Vader's poster part is the reflection of the Anakin one. It shows the way on which the Chosen One finds himself again. The primary color is the red of the Sith - nevertheless, it suggests some kind of warmth if you compare it with the cold blues of the other poster.

The curve I started in the Anakin poster turns in this one. We can see Vader slaughters Ben and tries to turn his son to the dark side of the Force - this is the darkest part of this poster. But at the end he chooses the light path and after twenty years of isolation from everyone, Luke takes Anakin's mask off. And now Anakin is not alone: he is looking at Luke's face and he has Luke's arm on his shoulder. Now, when he is in peace with himself, he has the company of his son - once more before the death. After that Vader's helmet burns but his spirit unites with the Force and comes back to show that he finished the way of the Chosen One. If you look at the two posters again now and check the curves you can see that Anakin's position is higher than in the former poster: the ghost rose higher than the boy.

And where is the vicious circle in this picture? Right after this moment, when Vader looks down and starts to strike down with his saber - down to the ghost which represents the good in him. 'There is no conflict.'

I think the dreamlikeness is important in these posters because Anakin's fate was determined by dreams in some cases. Dreams of the people you can see in the Anakin poster.





Ways of The Sith


The title of the picture refers to a deleted sentence from Episode III: Revenge of The Sith. It was right after Anakin's turn.

ANAKIN: I pledge myself to your teachings. To the ways of the Sith.

But my original idea was something different. I had two inspirations: one of them was the latest re-reading of the novelization of Revenge of The Sith. The other one was that a new book cover was revealed: Sacrifice. I didn't follow Expanded Universe, I didn't care much about the story or the cover itself - I just realized how interesting this title is. Sacrifice. It has a very strong emotional background.  That word was my other inspiration. But I realised early that I couldn't create the same picture I planned because some source pictures were not good enough for that purpose. Thus I changed my mind and also my conception a bit. I still show you the consequences of Anakin's turn but from a slightly different point of view.

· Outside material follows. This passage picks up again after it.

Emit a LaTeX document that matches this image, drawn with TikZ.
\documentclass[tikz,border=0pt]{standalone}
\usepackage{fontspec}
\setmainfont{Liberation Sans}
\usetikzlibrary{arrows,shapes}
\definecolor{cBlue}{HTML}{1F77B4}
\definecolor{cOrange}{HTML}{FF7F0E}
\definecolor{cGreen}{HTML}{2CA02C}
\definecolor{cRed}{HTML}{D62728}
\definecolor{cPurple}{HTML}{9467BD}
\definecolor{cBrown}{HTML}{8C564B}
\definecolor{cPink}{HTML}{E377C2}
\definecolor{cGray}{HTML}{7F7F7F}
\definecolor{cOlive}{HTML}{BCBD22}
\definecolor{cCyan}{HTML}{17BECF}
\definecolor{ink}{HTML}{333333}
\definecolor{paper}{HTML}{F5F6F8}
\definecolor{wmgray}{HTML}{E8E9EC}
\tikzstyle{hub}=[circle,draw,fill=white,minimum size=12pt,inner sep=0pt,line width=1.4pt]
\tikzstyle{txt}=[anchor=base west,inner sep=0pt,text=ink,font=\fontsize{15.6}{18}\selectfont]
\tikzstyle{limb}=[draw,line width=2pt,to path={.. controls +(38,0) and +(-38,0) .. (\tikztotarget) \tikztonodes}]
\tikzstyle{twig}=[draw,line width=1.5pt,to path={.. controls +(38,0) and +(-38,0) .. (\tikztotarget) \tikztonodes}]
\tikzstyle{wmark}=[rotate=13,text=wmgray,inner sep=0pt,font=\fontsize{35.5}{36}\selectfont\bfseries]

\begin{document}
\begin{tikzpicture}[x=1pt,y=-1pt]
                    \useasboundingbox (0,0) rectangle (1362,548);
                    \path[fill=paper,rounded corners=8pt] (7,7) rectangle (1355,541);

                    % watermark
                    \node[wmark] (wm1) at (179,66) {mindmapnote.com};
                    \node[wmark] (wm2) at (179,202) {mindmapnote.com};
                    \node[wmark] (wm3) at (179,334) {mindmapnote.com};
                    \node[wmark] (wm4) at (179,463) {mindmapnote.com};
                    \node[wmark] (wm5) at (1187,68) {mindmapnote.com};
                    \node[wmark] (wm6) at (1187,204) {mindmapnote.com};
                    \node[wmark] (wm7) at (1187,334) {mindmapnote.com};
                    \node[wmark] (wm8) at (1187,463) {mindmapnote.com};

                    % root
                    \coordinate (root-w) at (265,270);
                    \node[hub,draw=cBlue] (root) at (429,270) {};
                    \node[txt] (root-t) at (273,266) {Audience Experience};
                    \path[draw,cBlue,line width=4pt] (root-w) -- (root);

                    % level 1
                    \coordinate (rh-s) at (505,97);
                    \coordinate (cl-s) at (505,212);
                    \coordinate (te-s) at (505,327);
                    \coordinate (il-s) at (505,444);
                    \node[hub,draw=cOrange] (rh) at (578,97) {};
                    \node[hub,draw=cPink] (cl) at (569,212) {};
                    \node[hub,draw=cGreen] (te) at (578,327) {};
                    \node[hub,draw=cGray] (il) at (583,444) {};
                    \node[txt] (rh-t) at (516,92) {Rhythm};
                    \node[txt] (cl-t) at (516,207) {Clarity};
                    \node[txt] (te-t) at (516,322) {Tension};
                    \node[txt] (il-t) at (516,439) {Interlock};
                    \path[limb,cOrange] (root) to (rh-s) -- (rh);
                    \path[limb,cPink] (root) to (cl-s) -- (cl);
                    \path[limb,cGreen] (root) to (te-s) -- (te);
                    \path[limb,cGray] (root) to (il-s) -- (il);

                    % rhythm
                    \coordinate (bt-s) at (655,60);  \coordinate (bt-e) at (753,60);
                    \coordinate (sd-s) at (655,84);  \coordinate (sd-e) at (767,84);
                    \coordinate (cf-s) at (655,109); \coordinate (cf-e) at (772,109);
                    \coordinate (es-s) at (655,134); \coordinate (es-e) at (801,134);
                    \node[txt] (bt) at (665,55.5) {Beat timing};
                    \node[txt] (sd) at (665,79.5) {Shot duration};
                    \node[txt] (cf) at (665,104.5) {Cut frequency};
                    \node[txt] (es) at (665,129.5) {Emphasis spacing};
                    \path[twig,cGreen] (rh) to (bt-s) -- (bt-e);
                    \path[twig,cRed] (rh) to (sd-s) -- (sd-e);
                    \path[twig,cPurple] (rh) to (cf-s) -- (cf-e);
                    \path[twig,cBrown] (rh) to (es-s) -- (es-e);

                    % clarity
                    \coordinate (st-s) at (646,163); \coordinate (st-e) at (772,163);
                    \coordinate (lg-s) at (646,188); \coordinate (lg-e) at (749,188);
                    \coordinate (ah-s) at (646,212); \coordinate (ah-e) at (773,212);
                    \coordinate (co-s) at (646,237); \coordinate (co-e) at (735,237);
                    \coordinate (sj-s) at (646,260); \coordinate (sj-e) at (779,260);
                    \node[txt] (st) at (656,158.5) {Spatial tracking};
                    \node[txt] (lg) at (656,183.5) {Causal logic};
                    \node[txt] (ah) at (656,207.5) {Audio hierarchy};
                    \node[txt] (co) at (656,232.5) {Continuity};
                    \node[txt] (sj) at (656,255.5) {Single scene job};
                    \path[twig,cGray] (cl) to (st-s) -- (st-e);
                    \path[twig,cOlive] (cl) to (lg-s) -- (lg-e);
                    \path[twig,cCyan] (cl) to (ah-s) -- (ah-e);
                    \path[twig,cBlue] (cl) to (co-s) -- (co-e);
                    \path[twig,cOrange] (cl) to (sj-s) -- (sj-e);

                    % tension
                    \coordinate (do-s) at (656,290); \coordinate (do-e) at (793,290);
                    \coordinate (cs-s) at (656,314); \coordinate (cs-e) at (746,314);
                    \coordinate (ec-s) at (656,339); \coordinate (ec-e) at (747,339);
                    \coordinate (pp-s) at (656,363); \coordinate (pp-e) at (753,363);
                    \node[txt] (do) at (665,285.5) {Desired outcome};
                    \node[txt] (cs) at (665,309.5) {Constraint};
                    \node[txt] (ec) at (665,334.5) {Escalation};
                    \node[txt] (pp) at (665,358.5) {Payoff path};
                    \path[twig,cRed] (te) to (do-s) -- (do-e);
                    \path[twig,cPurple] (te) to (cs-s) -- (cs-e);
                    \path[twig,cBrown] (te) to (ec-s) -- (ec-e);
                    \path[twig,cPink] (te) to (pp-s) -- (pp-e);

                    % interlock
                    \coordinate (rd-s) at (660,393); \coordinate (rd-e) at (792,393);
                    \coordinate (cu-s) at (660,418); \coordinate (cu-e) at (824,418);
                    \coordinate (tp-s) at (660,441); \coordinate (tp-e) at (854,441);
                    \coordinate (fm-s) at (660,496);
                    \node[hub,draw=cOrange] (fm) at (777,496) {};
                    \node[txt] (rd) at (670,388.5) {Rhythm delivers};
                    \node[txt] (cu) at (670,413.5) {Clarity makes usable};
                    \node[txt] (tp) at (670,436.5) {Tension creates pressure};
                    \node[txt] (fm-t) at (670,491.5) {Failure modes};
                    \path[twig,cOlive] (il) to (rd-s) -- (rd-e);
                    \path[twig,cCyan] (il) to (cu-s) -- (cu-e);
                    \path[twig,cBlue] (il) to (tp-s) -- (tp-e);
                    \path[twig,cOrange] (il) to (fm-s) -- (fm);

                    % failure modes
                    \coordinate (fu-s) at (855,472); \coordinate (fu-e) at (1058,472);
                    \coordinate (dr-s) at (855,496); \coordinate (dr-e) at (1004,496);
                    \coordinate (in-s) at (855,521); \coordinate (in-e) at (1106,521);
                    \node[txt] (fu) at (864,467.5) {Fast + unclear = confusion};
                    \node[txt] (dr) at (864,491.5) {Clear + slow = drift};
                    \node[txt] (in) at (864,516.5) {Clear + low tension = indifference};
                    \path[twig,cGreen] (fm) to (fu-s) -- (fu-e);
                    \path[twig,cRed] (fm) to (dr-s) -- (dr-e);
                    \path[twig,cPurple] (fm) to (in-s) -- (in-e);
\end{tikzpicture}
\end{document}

The basis of the picture is Anakin's march to the Jedi Temple. It is surrounded by the lava flows of Mustafar as symbols of the final destruction. The main colors are red and yellow, the picture has strong shadows, the statues of the temple merge to the lava fields. This part is my favorite in this picture. I really like its colors, its mood, its details.

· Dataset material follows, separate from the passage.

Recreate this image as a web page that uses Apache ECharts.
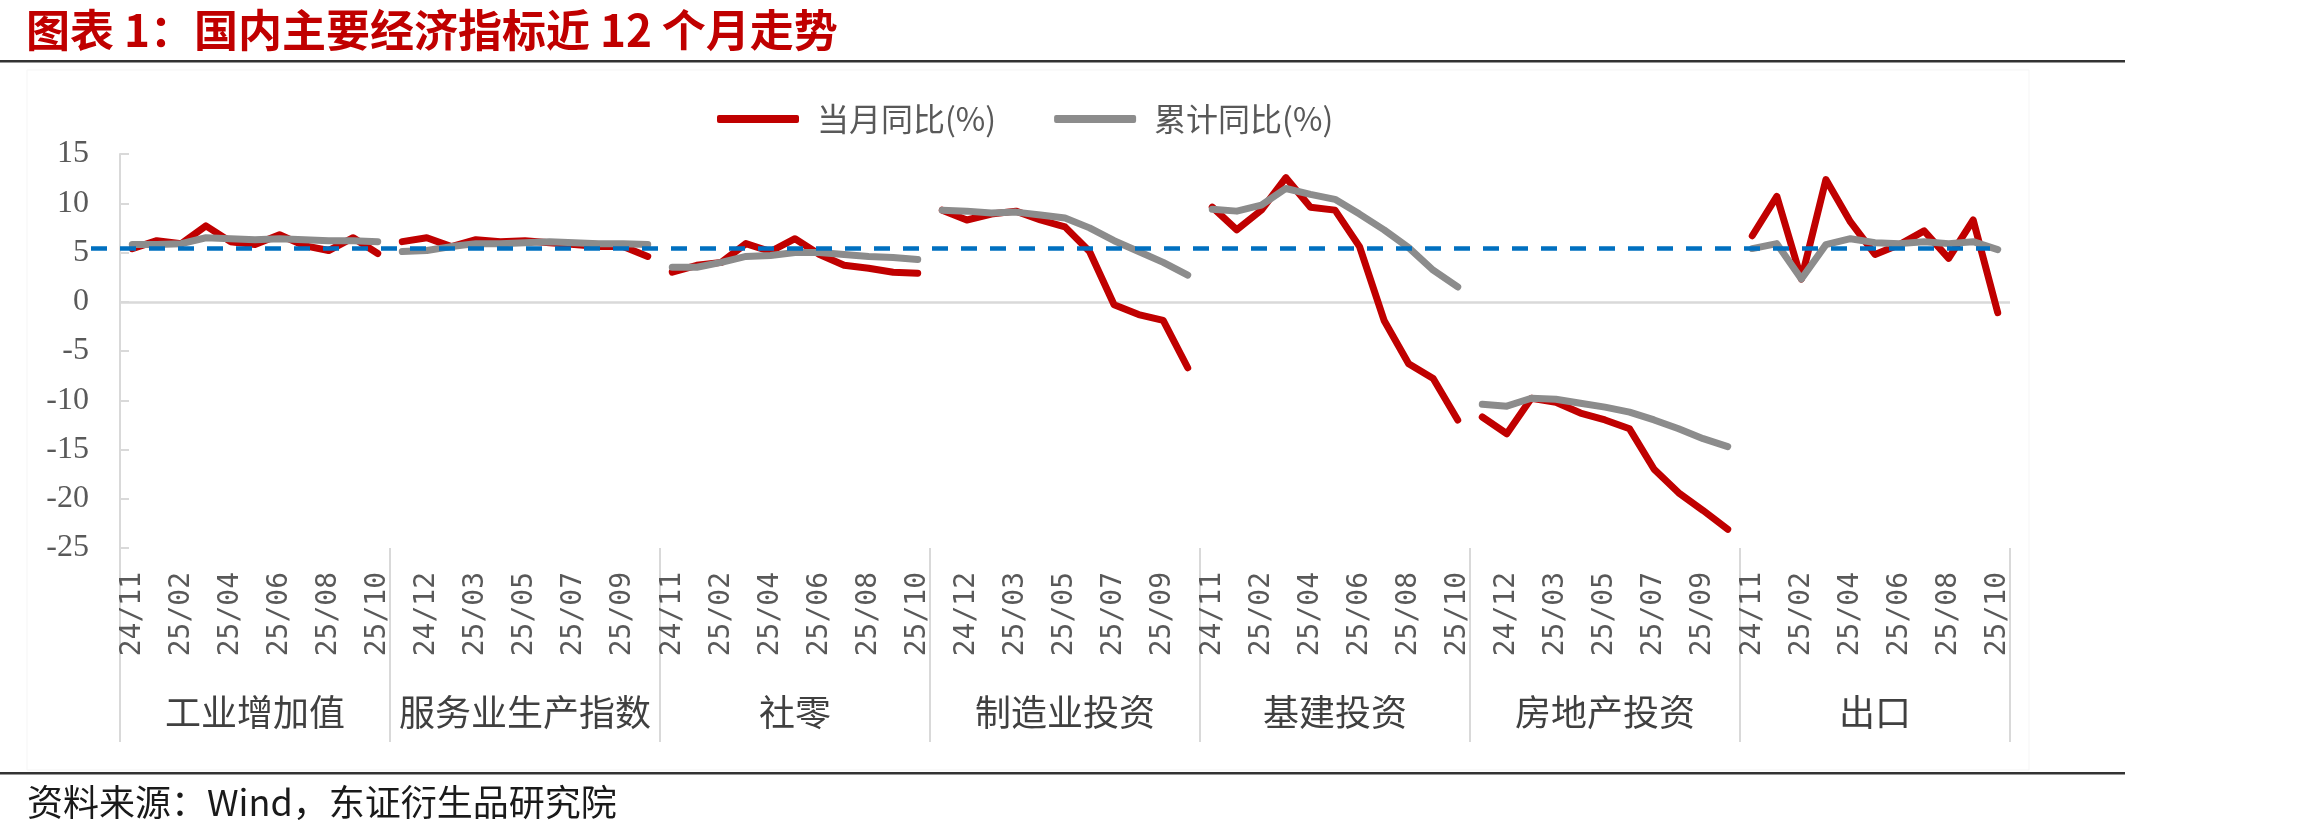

The lower part of the poster has a kind of cosmic destruction feeling: everything dies. (From the novelization: 'Everything dies, Anakin Skywalker, even the stars will fade') This monumental picture serves as a background of the battle between two giants: Anakin and Obi-Wan.
The upper part of the poster is simplier: you can see here Anakin in the middle and the two Sith on his left and right sides. The Mustafar planet looks like a kind of twisted glory around Anakin's head: it refers to his vileness. Behind the planet the red sun of the Sith rises.